Blasius Columban, Baron von Bender

He was born in Gengenbach in the Black Forest into a middle-class family - his father was army officer Johannes Casper Bender, son of Johannes Bender and Anne Marie Hetzler from Villingen, whilst Blasius' mother was Marie Eva Leutgardis Jüngling, daughter of Columban Jüngling and Anne Marguerite Bach from Ehrstein.

[3] In 1782 Joseph II, Holy Roman Emperor ennobled him and his four nephews as barons of the Holy Roman Empire and from 1783 onwards he lived in a new hôtel facing the Parc de Bruxelles - he had had it designed in the neoclassical style and it consisted of his residence and two separate houses.

It was remodelled for William I of the Netherlands to designs by Ghislain-Joseph Henry in 1818, twenty years after Bender's death, adding an arcaded gallery linking it to the hôtel de Belgiojoso and thus forming the nucleus of the future Royal Palace of Brussels.
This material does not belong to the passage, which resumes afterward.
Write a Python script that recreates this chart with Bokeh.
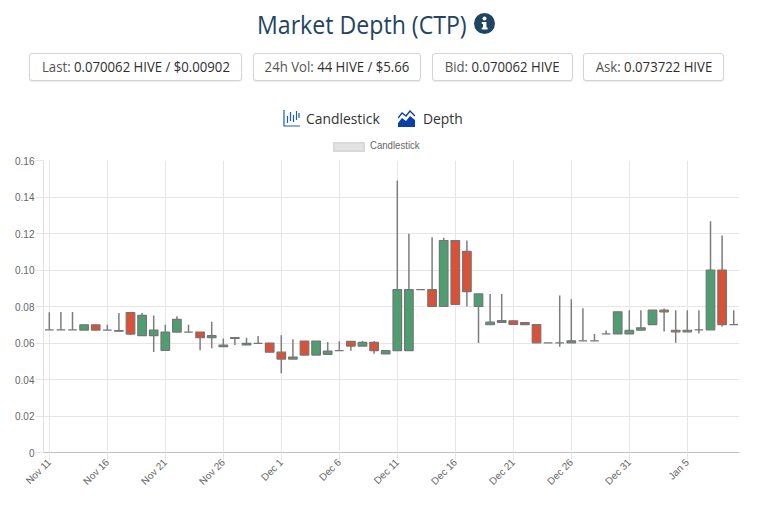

In 1790 he was made a field marshal, his final rank, and in November that year he set out from Luxembourg to Brussels with 30,000 men.

[5] He managed to recapture Brussels from the rebels, before pacifying the whole Austrian Netherlands in a few weeks, allowing governor-general Albert Casimir, Duke of Teschen to resume his role.

On Brussels' surrender on 2 December 1790, Bender received the keys to the city from Henri-Ferdinand-Joseph de Locquenghien, mayor of the Seven Noble Houses of Brussels , accompanied by the magistrate.